### Records supplied ###

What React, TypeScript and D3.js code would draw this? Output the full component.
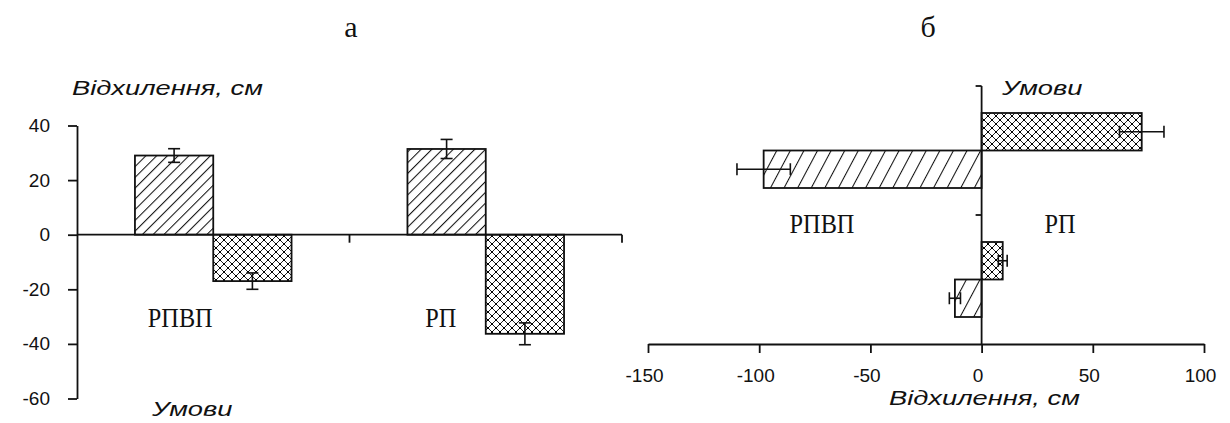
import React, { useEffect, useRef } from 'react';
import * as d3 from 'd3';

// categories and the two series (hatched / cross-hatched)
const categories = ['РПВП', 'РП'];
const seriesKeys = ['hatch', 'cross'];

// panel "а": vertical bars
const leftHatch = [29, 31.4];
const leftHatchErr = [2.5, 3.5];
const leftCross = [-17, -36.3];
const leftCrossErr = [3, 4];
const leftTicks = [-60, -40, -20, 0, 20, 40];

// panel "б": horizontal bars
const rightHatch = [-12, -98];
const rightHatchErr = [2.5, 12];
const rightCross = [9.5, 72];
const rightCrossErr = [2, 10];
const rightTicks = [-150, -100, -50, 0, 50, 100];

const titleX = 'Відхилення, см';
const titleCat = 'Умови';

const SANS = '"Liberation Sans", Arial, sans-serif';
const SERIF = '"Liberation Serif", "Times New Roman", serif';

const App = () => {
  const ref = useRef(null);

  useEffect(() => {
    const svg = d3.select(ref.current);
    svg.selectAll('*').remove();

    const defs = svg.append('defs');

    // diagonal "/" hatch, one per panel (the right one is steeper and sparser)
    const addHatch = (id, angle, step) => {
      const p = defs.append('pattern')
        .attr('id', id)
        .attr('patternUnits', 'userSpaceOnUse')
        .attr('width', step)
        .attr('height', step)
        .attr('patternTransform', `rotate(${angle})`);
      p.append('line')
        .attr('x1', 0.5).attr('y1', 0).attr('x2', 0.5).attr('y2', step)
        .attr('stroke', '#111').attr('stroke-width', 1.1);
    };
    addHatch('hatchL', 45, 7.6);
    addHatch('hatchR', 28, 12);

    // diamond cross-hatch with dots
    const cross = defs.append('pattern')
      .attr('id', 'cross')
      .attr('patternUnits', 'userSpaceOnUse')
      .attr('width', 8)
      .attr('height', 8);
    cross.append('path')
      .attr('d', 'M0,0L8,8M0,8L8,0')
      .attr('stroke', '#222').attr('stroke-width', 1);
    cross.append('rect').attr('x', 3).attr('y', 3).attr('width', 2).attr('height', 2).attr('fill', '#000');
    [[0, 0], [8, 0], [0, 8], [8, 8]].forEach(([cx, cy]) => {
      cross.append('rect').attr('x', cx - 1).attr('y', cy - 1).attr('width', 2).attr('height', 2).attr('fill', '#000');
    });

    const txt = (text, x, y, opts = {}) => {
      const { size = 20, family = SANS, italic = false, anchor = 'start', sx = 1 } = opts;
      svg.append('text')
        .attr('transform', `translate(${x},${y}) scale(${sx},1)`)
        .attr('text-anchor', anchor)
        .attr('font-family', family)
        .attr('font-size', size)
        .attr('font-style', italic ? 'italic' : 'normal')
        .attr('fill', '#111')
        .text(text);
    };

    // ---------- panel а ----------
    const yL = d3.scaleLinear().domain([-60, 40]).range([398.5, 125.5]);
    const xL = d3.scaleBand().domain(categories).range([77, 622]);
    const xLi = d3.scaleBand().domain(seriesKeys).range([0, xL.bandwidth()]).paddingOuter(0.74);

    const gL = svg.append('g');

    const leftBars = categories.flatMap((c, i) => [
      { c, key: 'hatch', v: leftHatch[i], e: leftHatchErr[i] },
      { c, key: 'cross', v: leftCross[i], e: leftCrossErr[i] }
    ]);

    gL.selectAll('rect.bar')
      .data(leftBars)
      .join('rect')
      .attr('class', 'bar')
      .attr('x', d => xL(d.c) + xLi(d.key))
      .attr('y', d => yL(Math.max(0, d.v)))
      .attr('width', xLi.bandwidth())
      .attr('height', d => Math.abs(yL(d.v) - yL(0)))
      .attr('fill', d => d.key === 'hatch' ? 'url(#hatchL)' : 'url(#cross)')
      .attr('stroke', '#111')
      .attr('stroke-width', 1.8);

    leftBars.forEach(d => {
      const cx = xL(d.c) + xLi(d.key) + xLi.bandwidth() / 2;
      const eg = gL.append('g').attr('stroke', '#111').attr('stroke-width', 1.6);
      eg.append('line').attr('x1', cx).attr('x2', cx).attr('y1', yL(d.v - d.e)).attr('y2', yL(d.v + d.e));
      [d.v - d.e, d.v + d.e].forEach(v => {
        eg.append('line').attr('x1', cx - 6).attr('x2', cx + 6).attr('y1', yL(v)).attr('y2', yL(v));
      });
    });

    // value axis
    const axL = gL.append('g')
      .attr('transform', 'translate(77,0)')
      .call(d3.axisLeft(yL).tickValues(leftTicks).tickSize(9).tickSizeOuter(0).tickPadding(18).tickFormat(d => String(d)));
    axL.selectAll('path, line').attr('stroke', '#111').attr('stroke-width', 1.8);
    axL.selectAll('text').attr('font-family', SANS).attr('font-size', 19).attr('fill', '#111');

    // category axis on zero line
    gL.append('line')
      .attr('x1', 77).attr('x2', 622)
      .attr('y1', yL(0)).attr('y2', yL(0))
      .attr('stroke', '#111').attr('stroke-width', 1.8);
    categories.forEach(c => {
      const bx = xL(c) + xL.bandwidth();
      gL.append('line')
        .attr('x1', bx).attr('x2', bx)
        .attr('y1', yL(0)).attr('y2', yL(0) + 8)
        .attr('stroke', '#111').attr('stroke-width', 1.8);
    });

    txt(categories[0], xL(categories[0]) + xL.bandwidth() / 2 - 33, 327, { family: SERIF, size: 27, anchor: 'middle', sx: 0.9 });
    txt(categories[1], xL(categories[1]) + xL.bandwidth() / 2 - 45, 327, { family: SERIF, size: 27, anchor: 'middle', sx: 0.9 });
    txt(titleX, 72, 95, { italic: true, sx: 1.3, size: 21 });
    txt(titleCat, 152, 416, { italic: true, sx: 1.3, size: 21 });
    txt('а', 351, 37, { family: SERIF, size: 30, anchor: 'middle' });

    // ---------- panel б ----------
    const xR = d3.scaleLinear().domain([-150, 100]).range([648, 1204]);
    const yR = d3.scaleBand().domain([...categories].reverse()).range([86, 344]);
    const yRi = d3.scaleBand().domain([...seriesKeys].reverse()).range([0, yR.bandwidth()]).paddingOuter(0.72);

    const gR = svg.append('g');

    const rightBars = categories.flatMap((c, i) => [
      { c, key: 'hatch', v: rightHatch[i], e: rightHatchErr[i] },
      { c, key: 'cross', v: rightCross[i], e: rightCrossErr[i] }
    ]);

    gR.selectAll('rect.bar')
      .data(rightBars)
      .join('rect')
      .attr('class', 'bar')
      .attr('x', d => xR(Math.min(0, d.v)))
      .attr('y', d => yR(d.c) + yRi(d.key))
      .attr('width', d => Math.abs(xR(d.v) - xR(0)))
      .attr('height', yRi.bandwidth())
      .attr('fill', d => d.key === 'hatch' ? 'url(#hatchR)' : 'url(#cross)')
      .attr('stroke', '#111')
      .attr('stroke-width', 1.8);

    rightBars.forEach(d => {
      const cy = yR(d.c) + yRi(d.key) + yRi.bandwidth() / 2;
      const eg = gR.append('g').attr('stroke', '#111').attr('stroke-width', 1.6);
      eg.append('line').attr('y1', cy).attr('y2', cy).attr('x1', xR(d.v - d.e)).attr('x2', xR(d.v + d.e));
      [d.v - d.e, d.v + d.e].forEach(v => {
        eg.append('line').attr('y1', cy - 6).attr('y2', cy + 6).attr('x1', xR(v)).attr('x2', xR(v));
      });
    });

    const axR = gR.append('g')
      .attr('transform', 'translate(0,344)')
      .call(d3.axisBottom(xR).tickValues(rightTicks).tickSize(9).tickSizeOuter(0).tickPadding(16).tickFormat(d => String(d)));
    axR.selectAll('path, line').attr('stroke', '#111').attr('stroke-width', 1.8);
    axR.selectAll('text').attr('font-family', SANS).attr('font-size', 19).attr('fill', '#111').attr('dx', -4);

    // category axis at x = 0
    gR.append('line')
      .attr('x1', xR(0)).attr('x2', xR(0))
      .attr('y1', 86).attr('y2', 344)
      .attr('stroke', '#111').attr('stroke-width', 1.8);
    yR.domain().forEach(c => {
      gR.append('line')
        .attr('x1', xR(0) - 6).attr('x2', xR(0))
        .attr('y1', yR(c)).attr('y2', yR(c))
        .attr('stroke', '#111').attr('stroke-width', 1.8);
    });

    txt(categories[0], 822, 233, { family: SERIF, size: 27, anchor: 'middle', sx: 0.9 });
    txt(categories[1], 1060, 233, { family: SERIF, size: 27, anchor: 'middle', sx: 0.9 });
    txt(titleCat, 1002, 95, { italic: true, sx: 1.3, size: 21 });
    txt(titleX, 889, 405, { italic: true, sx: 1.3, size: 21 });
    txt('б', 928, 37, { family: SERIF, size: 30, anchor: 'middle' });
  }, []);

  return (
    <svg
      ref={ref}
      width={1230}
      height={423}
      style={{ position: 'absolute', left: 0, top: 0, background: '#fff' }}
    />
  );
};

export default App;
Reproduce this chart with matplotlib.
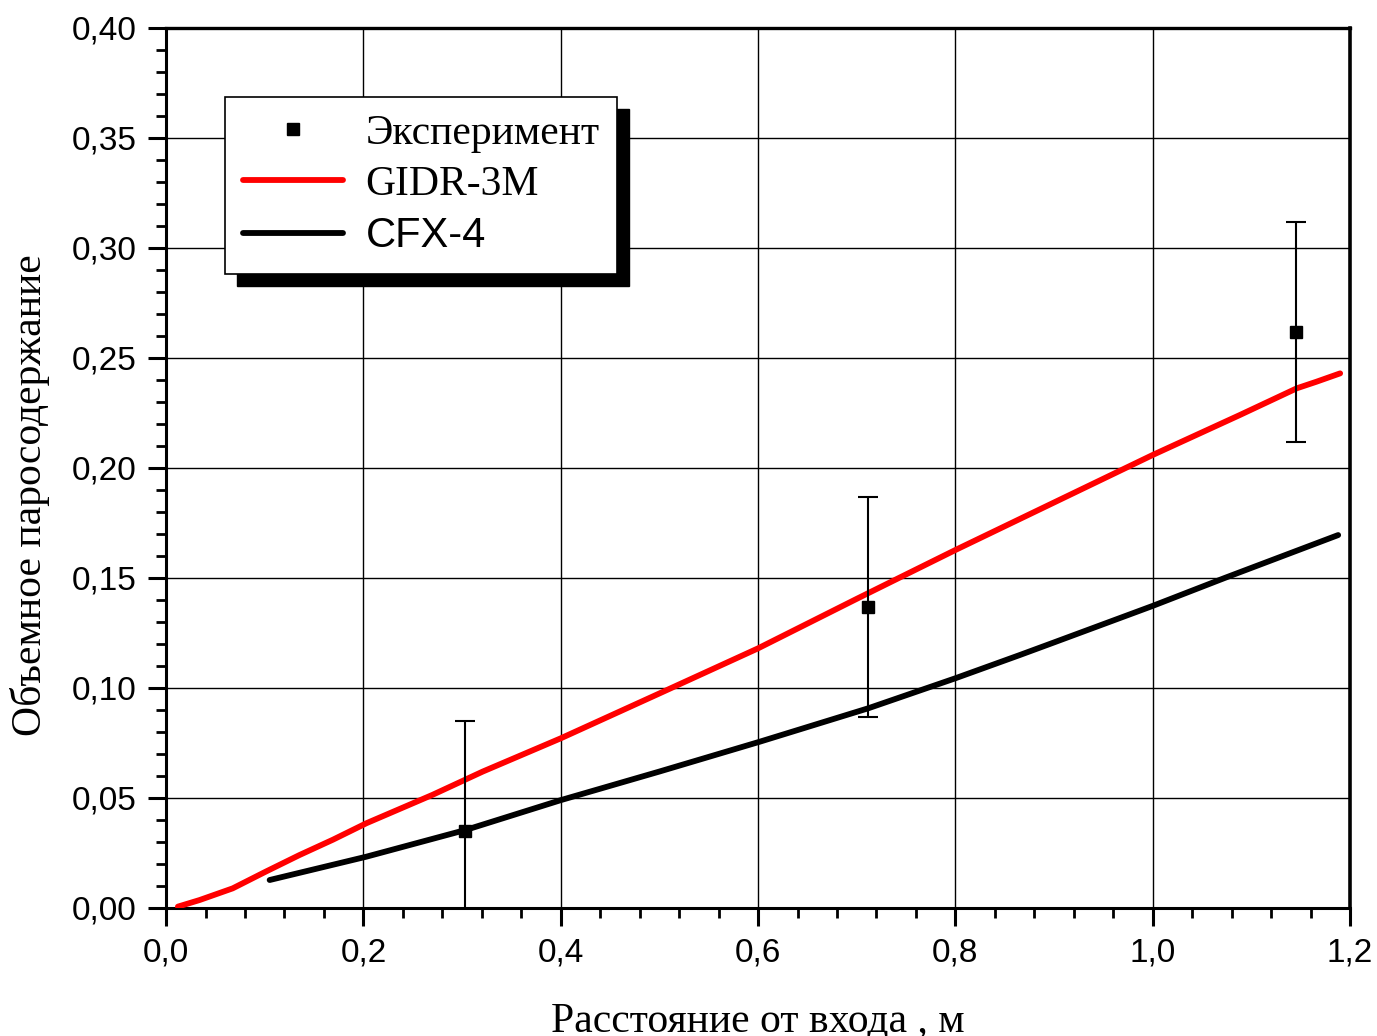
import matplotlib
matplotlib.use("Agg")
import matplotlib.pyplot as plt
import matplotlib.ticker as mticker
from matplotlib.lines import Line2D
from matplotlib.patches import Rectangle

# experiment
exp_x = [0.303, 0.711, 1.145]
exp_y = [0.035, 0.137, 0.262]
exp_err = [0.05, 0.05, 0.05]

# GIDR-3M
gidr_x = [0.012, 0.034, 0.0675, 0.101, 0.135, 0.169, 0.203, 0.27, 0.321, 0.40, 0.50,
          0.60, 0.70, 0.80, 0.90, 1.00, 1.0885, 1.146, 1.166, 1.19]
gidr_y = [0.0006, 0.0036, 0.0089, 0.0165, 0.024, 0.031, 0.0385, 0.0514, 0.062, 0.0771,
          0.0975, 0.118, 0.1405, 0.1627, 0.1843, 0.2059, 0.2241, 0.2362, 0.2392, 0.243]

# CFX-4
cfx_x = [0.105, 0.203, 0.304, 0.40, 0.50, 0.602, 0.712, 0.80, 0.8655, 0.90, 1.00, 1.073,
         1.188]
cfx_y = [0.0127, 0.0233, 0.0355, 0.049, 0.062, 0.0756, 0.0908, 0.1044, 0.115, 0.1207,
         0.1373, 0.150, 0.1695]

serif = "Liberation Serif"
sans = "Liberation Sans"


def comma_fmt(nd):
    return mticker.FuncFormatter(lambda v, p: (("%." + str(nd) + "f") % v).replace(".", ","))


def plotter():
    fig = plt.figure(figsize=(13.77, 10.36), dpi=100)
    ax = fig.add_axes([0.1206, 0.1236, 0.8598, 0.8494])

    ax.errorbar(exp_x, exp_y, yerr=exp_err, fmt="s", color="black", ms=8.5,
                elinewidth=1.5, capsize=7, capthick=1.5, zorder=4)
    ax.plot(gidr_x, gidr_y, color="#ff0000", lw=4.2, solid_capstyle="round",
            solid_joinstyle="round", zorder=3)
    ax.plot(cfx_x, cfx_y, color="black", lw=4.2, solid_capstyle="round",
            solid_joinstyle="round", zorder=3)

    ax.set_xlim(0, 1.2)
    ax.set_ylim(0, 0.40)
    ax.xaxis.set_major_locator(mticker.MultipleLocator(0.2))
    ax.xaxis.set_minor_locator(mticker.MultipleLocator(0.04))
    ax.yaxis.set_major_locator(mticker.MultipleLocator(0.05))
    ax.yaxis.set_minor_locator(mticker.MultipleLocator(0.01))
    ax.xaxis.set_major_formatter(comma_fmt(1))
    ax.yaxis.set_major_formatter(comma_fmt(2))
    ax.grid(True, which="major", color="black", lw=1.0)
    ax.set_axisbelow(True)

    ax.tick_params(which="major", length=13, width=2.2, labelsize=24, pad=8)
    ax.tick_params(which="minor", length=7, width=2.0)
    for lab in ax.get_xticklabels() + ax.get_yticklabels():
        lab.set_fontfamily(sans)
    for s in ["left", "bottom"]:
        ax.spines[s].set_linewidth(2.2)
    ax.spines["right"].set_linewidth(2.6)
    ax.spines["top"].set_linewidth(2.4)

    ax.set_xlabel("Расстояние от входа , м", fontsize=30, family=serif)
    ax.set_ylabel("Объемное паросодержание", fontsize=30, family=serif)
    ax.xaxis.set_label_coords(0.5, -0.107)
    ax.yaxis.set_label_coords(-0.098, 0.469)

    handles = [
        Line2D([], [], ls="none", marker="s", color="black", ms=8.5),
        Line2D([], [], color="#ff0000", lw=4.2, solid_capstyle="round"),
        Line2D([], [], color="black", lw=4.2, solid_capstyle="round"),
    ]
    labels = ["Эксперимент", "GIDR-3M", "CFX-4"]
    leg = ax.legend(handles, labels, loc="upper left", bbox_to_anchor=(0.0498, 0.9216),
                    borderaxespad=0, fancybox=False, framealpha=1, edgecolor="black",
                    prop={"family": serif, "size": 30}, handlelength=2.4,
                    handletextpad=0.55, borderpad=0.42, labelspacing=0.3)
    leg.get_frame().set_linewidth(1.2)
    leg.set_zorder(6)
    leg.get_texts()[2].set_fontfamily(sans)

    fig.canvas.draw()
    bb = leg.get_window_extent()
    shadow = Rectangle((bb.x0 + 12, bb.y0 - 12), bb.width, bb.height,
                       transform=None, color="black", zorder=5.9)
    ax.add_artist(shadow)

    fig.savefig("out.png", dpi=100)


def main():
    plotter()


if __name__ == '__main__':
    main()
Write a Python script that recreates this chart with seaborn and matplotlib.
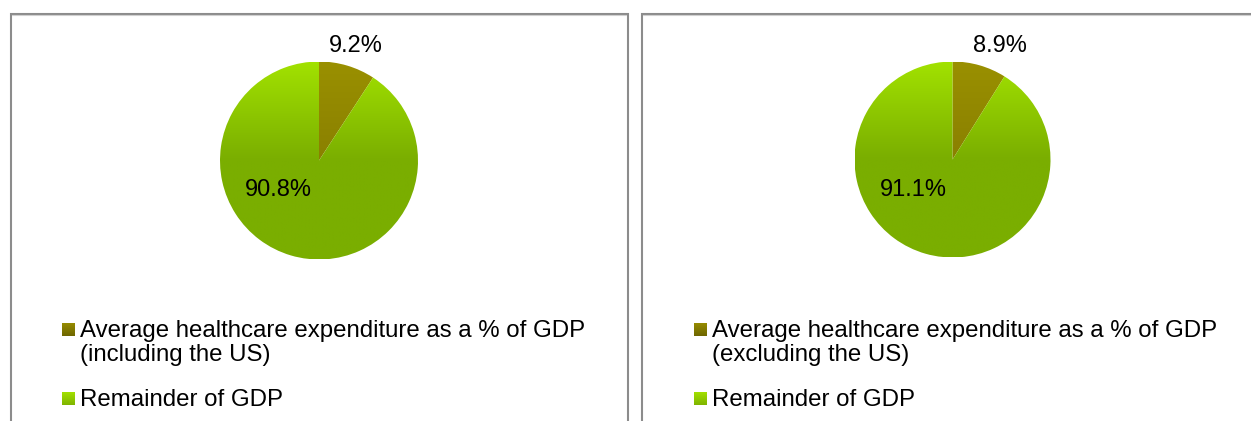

###

Give back exactly the lines from the one containing "Reproduce this chart with matplotlib." to the one containing "0.2362, 0.2392, 0.243]", both included, and no pictures.

Reproduce this chart with matplotlib.
import matplotlib
matplotlib.use("Agg")
import matplotlib.pyplot as plt
import matplotlib.ticker as mticker
from matplotlib.lines import Line2D
from matplotlib.patches import Rectangle

# experiment
exp_x = [0.303, 0.711, 1.145]
exp_y = [0.035, 0.137, 0.262]
exp_err = [0.05, 0.05, 0.05]

# GIDR-3M
gidr_x = [0.012, 0.034, 0.0675, 0.101, 0.135, 0.169, 0.203, 0.27, 0.321, 0.40, 0.50,
          0.60, 0.70, 0.80, 0.90, 1.00, 1.0885, 1.146, 1.166, 1.19]
gidr_y = [0.0006, 0.0036, 0.0089, 0.0165, 0.024, 0.031, 0.0385, 0.0514, 0.062, 0.0771,
          0.0975, 0.118, 0.1405, 0.1627, 0.1843, 0.2059, 0.2241, 0.2362, 0.2392, 0.243]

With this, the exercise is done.